**WORK INSTRUCTIONS**
Copy all lines below exactly as written. Leave pictures out.

=== DATA SEGMENT ===

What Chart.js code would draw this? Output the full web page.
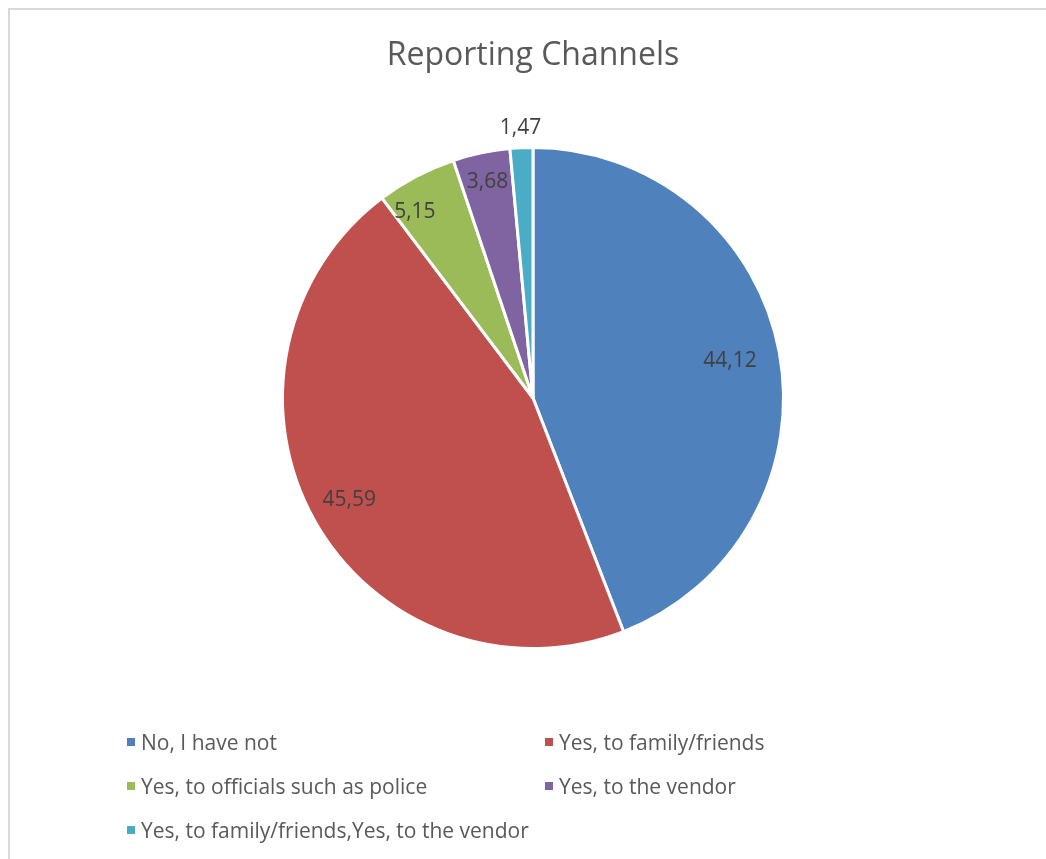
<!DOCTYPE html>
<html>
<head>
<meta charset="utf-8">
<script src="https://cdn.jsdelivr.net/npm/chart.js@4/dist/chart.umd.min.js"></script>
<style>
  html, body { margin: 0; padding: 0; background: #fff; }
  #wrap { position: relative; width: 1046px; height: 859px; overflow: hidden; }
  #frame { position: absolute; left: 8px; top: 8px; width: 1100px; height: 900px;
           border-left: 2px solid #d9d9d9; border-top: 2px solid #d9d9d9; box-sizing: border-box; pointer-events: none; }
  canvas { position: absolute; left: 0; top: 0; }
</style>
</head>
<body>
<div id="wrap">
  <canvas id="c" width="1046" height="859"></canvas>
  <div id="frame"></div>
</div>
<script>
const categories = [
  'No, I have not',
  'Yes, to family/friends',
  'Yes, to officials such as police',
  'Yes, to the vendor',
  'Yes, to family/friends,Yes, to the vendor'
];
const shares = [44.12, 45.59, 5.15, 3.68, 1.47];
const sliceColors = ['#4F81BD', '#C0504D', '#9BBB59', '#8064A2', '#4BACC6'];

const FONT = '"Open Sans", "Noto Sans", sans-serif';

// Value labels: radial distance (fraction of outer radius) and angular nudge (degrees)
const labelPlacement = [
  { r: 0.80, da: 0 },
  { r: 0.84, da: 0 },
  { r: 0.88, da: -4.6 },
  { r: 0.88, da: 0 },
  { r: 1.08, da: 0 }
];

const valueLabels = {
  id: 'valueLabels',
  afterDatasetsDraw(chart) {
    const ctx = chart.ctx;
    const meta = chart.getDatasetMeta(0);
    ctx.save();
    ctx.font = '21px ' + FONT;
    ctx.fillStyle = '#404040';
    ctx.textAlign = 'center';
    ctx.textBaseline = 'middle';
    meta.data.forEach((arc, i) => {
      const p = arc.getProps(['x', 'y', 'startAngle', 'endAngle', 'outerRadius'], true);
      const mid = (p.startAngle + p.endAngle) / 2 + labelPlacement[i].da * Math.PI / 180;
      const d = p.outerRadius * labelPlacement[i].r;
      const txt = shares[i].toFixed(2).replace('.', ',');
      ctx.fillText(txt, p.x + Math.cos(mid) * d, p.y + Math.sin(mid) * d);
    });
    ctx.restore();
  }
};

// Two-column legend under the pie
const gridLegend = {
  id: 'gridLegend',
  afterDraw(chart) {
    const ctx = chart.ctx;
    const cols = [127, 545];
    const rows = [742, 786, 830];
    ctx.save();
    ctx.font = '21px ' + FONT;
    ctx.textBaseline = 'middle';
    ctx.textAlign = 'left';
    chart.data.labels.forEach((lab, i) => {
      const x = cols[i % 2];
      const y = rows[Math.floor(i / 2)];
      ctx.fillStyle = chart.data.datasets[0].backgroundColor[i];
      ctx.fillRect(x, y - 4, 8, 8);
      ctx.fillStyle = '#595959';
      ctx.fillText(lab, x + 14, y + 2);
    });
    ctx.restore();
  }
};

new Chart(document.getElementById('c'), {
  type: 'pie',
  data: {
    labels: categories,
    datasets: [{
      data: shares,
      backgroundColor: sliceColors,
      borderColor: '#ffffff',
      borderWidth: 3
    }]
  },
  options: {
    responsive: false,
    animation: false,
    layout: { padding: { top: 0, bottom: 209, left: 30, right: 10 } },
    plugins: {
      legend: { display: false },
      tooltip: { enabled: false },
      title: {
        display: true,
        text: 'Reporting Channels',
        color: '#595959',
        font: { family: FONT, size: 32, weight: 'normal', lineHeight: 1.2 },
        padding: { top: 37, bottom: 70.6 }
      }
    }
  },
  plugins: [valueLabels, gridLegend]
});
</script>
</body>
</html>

===

**SOLUTION FOR THIS TASK**
What Chart.js code would draw this? Output the full web page.
<!DOCTYPE html>
<html>
<head>
<meta charset="utf-8">
<script src="https://cdn.jsdelivr.net/npm/chart.js@4/dist/chart.umd.min.js"></script>
<style>
  html, body { margin: 0; padding: 0; background: #fff; }
  #wrap { position: relative; width: 1046px; height: 859px; overflow: hidden; }
  #frame { position: absolute; left: 8px; top: 8px; width: 1100px; height: 900px;
           border-left: 2px solid #d9d9d9; border-top: 2px solid #d9d9d9; box-sizing: border-box; pointer-events: none; }
  canvas { position: absolute; left: 0; top: 0; }
</style>
</head>
<body>
<div id="wrap">
  <canvas id="c" width="1046" height="859"></canvas>
  <div id="frame"></div>
</div>
<script>
const categories = [
  'No, I have not',
  'Yes, to family/friends',
  'Yes, to officials such as police',
  'Yes, to the vendor',
  'Yes, to family/friends,Yes, to the vendor'
];
const shares = [44.12, 45.59, 5.15, 3.68, 1.47];
const sliceColors = ['#4F81BD', '#C0504D', '#9BBB59', '#8064A2', '#4BACC6'];

const FONT = '"Open Sans", "Noto Sans", sans-serif';

// Value labels: radial distance (fraction of outer radius) and angular nudge (degrees)
const labelPlacement = [
  { r: 0.80, da: 0 },
  { r: 0.84, da: 0 },
  { r: 0.88, da: -4.6 },
  { r: 0.88, da: 0 },
  { r: 1.08, da: 0 }
];

const valueLabels = {
  id: 'valueLabels',
  afterDatasetsDraw(chart) {
    const ctx = chart.ctx;
    const meta = chart.getDatasetMeta(0);
    ctx.save();
    ctx.font = '21px ' + FONT;
    ctx.fillStyle = '#404040';
    ctx.textAlign = 'center';
    ctx.textBaseline = 'middle';
    meta.data.forEach((arc, i) => {
      const p = arc.getProps(['x', 'y', 'startAngle', 'endAngle', 'outerRadius'], true);
      const mid = (p.startAngle + p.endAngle) / 2 + labelPlacement[i].da * Math.PI / 180;
      const d = p.outerRadius * labelPlacement[i].r;
      const txt = shares[i].toFixed(2).replace('.', ',');
      ctx.fillText(txt, p.x + Math.cos(mid) * d, p.y + Math.sin(mid) * d);
    });
    ctx.restore();
  }
};

// Two-column legend under the pie
const gridLegend = {
  id: 'gridLegend',
  afterDraw(chart) {
    const ctx = chart.ctx;
    const cols = [127, 545];
    const rows = [742, 786, 830];
    ctx.save();
    ctx.font = '21px ' + FONT;
    ctx.textBaseline = 'middle';
    ctx.textAlign = 'left';
    chart.data.labels.forEach((lab, i) => {
      const x = cols[i % 2];
      const y = rows[Math.floor(i / 2)];
      ctx.fillStyle = chart.data.datasets[0].backgroundColor[i];
      ctx.fillRect(x, y - 4, 8, 8);
      ctx.fillStyle = '#595959';
      ctx.fillText(lab, x + 14, y + 2);
    });
    ctx.restore();
  }
};

new Chart(document.getElementById('c'), {
  type: 'pie',
  data: {
    labels: categories,
    datasets: [{
      data: shares,
      backgroundColor: sliceColors,
      borderColor: '#ffffff',
      borderWidth: 3
    }]
  },
  options: {
    responsive: false,
    animation: false,
    layout: { padding: { top: 0, bottom: 209, left: 30, right: 10 } },
    plugins: {
      legend: { display: false },
      tooltip: { enabled: false },
      title: {
        display: true,
        text: 'Reporting Channels',
        color: '#595959',
        font: { family: FONT, size: 32, weight: 'normal', lineHeight: 1.2 },
        padding: { top: 37, bottom: 70.6 }
      }
    }
  },
  plugins: [valueLabels, gridLegend]
});
</script>
</body>
</html>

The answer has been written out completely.